There’s no room for assumptions in design in 2018

If asses are made by making assumptions, the design world is all out of room for them in 2018.

Up until now the world has been designed based on the assumptions of those who were in charge that everyone else was just like them. So, as white men have been in power for so long, that means that the world is designed to work brilliantly for a white man and not really for anyone else. Danielle Kayembe has a fascinating list of some of these assumption-based designs in her excellent piece The Silent Rise of the Female Driven Economy.

But, I’ll share a few examples here too. 

There’s a reason there’s always a much longer queue for the female toilets. Many women struggle to open push/pull doors because they were designed with the tensile strength of the average man in mind – presumably because they were the people doing the designing. Petite female crash test dummies weren’t mandated to be used in vehicle tests until the 2010s meaning there was a risk they hit the airbag chin first, snapping their heads back, leading to serious neck and spinal injuries. Passports, in the UK at least, are available with a braille sticker. However, this sticker just says the word “passport” rather than any of the useful information a blind person might be looking for in their passport. And to round things off, if you didn’t read about this automatic soap dispenser that doesn’t recognize darker skin tones, prepare to get mad. 

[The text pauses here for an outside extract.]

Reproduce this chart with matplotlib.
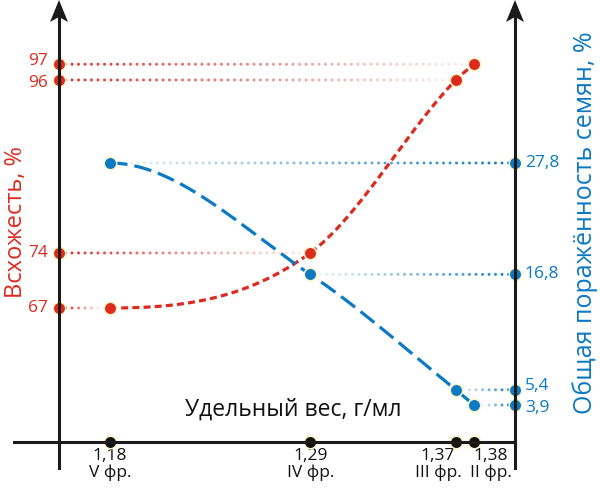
import numpy as np
import matplotlib
matplotlib.use("Agg")
import matplotlib.pyplot as plt
from matplotlib.patches import Polygon
from matplotlib.lines import Line2D
from matplotlib.colors import to_rgba

plt.rcParams['font.family'] = ['Open Sans', 'DejaVu Sans']

# ---- data ----
weights = [1.18, 1.29, 1.37, 1.38]
weight_labels = ["1,18", "1,29", "1,37", "1,38"]
fraction_labels = ["V фр.", "IV фр.", "III фр.", "II фр."]
germination = [67, 74, 96, 97]
germination_labels = ["67", "74", "96", "97"]
infection = [27.8, 16.8, 5.4, 3.9]
infection_labels = ["27,8", "16,8", "5,4", "3,9"]

RED = "#dc2a1f"
BLUE = "#0b79c3"
EDGE = "#fdf5c4"

W, H = 600, 490
fig = plt.figure(figsize=(W / 100, H / 100), dpi=100)


def fx(px):
    return px / W


def fy(py):
    return 1 - py / H


ax = fig.add_axes([fx(59), fy(442), fx(515) - fx(59), fy(10) - fy(442)])


def fwd(v):
    v = np.asarray(v, dtype=float)
    return np.where(v > 96, 96 + 2 * (v - 96), v)


def inv(f):
    f = np.asarray(f, dtype=float)
    return np.where(f > 96, 96 + (f - 96) / 2, f)


ax.set_xlim(1.15198, 1.40253)
ax.set_yscale('function', functions=(fwd, inv))
ax.set_ylim(49.955, 100.45)
ax2 = ax.twinx()
ax2.set_ylim(0.244, 42.91)
for a in (ax, ax2):
    a.axis('off')


def hermite(xs, ys, n=60):
    xs = np.asarray(xs, float)
    ys = np.asarray(ys, float)
    h = np.diff(xs)
    s = np.diff(ys) / h
    m = np.zeros_like(ys)
    for i in range(1, len(xs) - 1):
        m[i] = 0.5 * (s[i - 1] + s[i])
    m[0] = 0.0
    m[-1] = s[-1]
    X, Y = [], []
    for i in range(len(xs) - 1):
        t = np.linspace(0, 1, n)
        h00 = 2 * t**3 - 3 * t**2 + 1
        h10 = t**3 - 2 * t**2 + t
        h01 = -2 * t**3 + 3 * t**2
        h11 = t**3 - t**2
        X.append(xs[i] + t * h[i])
        Y.append(h00 * ys[i] + h10 * h[i] * m[i] + h01 * ys[i + 1] + h11 * h[i] * m[i + 1])
    return np.concatenate(X), np.concatenate(Y)


# fading dotted guide lines (dots spaced ~6.5 px)
xl = ax.get_xlim()
px_per_x = ax.bbox.width / (xl[1] - xl[0])
step = 6.5 / px_per_x


def fading_dots(axis, x_from, x_to, y, color, fade_end=0.1):
    n = int(abs(x_to - x_from) / step)
    xs = x_from + np.sign(x_to - x_from) * step * np.arange(1, n)
    if len(xs) == 0:
        return
    al = np.linspace(0.95, fade_end, len(xs))
    cols = [to_rgba(color, a) for a in al]
    axis.scatter(xs, [y] * len(xs), s=4.5, c=cols, linewidths=0,
                 clip_on=False, zorder=1)


for x, v in zip(weights, germination):
    fading_dots(ax, xl[0], x, v, RED)
for x, v in zip(weights, infection):
    fading_dots(ax2, xl[1], x, v, BLUE)

# curves
cx, cy = hermite(weights, fwd(germination))
ax.plot(cx, inv(cy), color=RED, lw=2.3, linestyle=(0, (2.2, 1.3)), zorder=3)
bx, by = hermite(weights, infection)
ax2.plot(bx, by, color=BLUE, lw=2.3, linestyle=(0, (5.5, 2.2)), zorder=3)

mk = dict(marker='o', markersize=9, markeredgewidth=1.1, markeredgecolor=EDGE,
          linestyle='none', clip_on=False, zorder=5)
ax.plot(weights, germination, color=RED, **mk)
ax2.plot(weights, infection, color=BLUE, **mk)

# axes frame lines (figure decorations)
lk = dict(color='#1a1a1a', lw=2.2, transform=fig.transFigure, zorder=2)
fig.add_artist(Line2D([fx(14), fx(515)], [fy(442), fy(442)], **lk))
fig.add_artist(Line2D([fx(59), fx(59)], [fy(468), fy(14)], **lk))
fig.add_artist(Line2D([fx(515), fx(515)], [fy(468), fy(14)], **lk))
for cxp in (59, 515):
    pts = [(cxp - 9, 22), (cxp, 0), (cxp + 9, 22), (cxp, 17)]
    fig.add_artist(Polygon([(fx(a), fy(b)) for a, b in pts], closed=True,
                           facecolor='#1a1a1a', edgecolor='none',
                           transform=fig.transFigure, zorder=6))

# axis markers
ax.plot([0] * len(germination), germination, color=RED,
        transform=ax.get_yaxis_transform(), **mk)
ax2.plot([1] * len(infection), infection, color=BLUE,
         transform=ax2.get_yaxis_transform(), **mk)
ax.plot(weights, [0] * len(weights), color='#111111',
        transform=ax.get_xaxis_transform(), **mk)

# tick labels (closely spaced pairs nudged apart slightly)
red_dy = [0, 0, -2.5, 2.5]
blue_dy = [0, 0, 2.5, -2.5]
for v, lab, dy in zip(germination, germination_labels, red_dy):
    ax.annotate(lab, xy=(0, v), xycoords=ax.get_yaxis_transform(),
                xytext=(-8, dy), textcoords='offset points', ha='right',
                va='center', color=RED, fontsize=12.5)
for v, lab, dy in zip(infection, infection_labels, blue_dy):
    ax2.annotate(lab, xy=(1, v), xycoords=ax2.get_yaxis_transform(),
                 xytext=(7, dy), textcoords='offset points', ha='left',
                 va='center', color=BLUE, fontsize=12.5)
aligns = [('center', 0), ('center', 0), ('right', 4), ('left', -3)]
for x, wl, fl, (ha, dx) in zip(weights, weight_labels, fraction_labels, aligns):
    ax.annotate(wl + "\n" + fl, xy=(x, 0), xycoords=ax.get_xaxis_transform(),
                xytext=(dx, -4), textcoords='offset points', ha=ha, va='top',
                multialignment='center', fontsize=12.5, linespacing=1.1,
                color='#111111')

# axis titles
fig.text(fx(16), fy(222), "Всхожесть, %", rotation=90, ha='center',
         va='center', color=RED, fontsize=17)
fig.text(fx(585), fy(223), "Общая поражённость семян, %", rotation=90,
         ha='center', va='center', color=BLUE, fontsize=18)
fig.text(fx(293), fy(410), "Удельный вес, г/мл", ha='center', va='center',
         color='#111111', fontsize=16.5)

fig.savefig("out.png", dpi=100)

Now, catering for those who have needs outside of those of the 95-percentile man isn’t something new. But it is something that has previously been seen as something of a party piece. Brands and design studios would design specialist inclusive products to enter awards or as a PR exercise. These are often great pieces (or at least great-looking) pieces of design, but less often made into a reality. Catering for anyone who, if we’re speaking in broad terms, wasn’t white, middle-class, male, and able-bodied, was an exercise outside of their everyday. It was separate to how they saw their business identities.

But there’s change afoot.

Government services, through GDS, are leading the charge on digital design that works for everyone, by focusing on those who might need the most support don’t face any barriers to accessing their services. This means people who are hard of hearing or have visual, cognitive or motor impairments. But beyond that, it means all users – not just those with permanent disabilities.

Brands like Fenty and Nubian are making everyday products that work for a wider range of people, because sometime one size, or one shade of “nude” doesn’t fit all. They’ve put this inclusivity at the heart of their brands and it has paid off in spades 

Then you have a brand like Heist tights, who have taken a product we all have in our homes, tights, and asked the question “why does wearing tights have to be the worst?” They put in their user research, found the pain points, and actually designed a product that works for the people who use it. Unsurprisingly, they’ve had somewhat of a hit on their hands.

As is proved by the success of the companies mentioned above, getting to know your user putting building something that actually works for them at the center of your business pays. Plus, as more and more companies who genuinely put the user first and focus on diversifying their design teams in order to do so spring up it will soon be damaging not to.

So, in short, there’s no more room for asses in design in 2018.